[start Provided material]

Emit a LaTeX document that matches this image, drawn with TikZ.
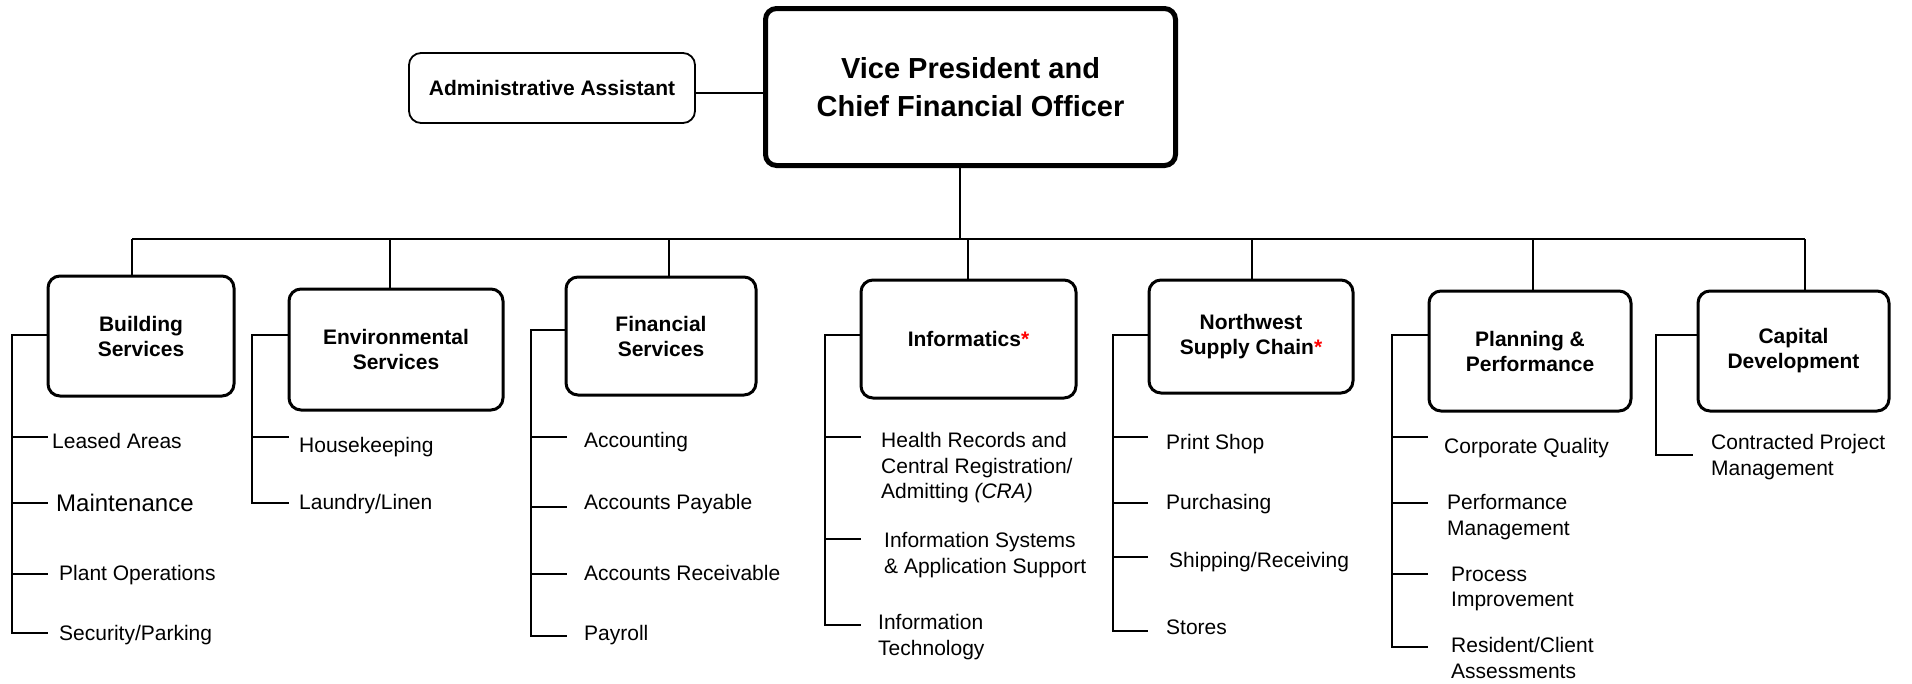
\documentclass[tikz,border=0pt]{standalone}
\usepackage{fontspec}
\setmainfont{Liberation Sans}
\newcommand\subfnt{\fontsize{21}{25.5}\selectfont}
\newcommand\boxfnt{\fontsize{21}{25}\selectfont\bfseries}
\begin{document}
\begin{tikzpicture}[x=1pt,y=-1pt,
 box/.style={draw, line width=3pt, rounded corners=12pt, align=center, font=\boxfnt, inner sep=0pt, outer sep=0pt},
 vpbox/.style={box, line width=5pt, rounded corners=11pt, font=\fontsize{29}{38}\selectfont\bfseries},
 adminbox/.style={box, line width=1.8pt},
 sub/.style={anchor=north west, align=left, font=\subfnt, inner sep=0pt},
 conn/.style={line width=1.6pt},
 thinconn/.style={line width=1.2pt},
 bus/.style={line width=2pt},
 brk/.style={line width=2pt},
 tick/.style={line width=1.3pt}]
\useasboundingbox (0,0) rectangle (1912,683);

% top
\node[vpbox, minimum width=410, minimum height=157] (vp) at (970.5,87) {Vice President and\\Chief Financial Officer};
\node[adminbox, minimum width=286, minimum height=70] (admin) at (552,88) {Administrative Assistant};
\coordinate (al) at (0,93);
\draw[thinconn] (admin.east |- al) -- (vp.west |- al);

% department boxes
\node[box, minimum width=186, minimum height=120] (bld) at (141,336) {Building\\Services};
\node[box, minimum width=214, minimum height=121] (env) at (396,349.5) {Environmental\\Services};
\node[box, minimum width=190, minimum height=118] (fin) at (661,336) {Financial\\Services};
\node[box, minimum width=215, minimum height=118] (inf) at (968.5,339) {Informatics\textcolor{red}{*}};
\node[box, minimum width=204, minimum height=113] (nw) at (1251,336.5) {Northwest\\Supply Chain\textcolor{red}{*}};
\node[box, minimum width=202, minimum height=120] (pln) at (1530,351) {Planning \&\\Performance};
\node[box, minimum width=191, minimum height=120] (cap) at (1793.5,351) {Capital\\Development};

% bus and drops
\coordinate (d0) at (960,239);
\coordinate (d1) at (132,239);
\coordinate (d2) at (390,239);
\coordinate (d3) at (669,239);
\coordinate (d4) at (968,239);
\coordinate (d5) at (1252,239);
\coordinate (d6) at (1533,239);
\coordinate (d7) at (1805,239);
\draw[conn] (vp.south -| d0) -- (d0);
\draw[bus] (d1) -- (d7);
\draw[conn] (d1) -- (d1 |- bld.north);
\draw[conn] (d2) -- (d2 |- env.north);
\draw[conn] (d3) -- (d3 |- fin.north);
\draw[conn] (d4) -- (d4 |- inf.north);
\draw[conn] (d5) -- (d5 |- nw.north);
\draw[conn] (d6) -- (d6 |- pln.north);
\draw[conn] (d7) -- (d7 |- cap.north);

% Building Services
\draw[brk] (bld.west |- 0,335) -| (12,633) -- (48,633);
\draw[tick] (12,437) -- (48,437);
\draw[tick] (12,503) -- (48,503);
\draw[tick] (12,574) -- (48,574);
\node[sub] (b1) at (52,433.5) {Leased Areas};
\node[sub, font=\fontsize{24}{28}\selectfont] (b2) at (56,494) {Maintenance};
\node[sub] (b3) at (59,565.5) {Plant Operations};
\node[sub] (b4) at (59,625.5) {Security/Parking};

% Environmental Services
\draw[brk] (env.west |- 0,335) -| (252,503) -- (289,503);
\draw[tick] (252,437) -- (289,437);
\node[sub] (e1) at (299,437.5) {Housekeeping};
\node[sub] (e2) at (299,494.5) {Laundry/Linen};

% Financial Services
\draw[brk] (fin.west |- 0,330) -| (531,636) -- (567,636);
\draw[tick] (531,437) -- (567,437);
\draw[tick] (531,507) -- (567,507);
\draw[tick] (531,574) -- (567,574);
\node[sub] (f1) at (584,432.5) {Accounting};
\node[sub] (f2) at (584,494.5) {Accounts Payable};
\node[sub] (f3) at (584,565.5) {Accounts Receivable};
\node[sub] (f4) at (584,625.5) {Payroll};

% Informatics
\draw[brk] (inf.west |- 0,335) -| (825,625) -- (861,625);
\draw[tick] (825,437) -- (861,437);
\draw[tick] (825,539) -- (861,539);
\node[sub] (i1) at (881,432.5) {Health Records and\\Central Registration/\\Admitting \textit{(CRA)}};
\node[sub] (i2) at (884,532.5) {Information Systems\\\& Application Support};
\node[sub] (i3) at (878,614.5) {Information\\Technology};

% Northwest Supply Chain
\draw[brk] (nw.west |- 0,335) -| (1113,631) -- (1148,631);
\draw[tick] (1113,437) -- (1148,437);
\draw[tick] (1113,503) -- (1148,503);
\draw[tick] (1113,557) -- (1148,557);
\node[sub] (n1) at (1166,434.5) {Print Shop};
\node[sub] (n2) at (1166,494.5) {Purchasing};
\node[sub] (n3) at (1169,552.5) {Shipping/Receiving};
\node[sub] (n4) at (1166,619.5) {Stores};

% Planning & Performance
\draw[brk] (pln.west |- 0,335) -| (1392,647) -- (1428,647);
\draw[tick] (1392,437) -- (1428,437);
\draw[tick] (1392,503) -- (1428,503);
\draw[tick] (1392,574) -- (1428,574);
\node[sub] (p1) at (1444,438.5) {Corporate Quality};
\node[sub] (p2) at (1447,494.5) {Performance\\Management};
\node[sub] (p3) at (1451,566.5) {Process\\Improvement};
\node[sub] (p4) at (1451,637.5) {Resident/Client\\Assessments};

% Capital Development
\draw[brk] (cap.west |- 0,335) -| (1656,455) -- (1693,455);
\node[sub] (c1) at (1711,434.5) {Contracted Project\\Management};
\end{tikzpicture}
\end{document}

[end Provided material]

- _What is needed_
Repeat the listing above from its first line through the line that contains "(vp.west |- al);", both included, and nothing more. Drop the pictures.

- _Output of the exercise_
Emit a LaTeX document that matches this image, drawn with TikZ.
\documentclass[tikz,border=0pt]{standalone}
\usepackage{fontspec}
\setmainfont{Liberation Sans}
\newcommand\subfnt{\fontsize{21}{25.5}\selectfont}
\newcommand\boxfnt{\fontsize{21}{25}\selectfont\bfseries}
\begin{document}
\begin{tikzpicture}[x=1pt,y=-1pt,
 box/.style={draw, line width=3pt, rounded corners=12pt, align=center, font=\boxfnt, inner sep=0pt, outer sep=0pt},
 vpbox/.style={box, line width=5pt, rounded corners=11pt, font=\fontsize{29}{38}\selectfont\bfseries},
 adminbox/.style={box, line width=1.8pt},
 sub/.style={anchor=north west, align=left, font=\subfnt, inner sep=0pt},
 conn/.style={line width=1.6pt},
 thinconn/.style={line width=1.2pt},
 bus/.style={line width=2pt},
 brk/.style={line width=2pt},
 tick/.style={line width=1.3pt}]
\useasboundingbox (0,0) rectangle (1912,683);

% top
\node[vpbox, minimum width=410, minimum height=157] (vp) at (970.5,87) {Vice President and\\Chief Financial Officer};
\node[adminbox, minimum width=286, minimum height=70] (admin) at (552,88) {Administrative Assistant};
\coordinate (al) at (0,93);
\draw[thinconn] (admin.east |- al) -- (vp.west |- al);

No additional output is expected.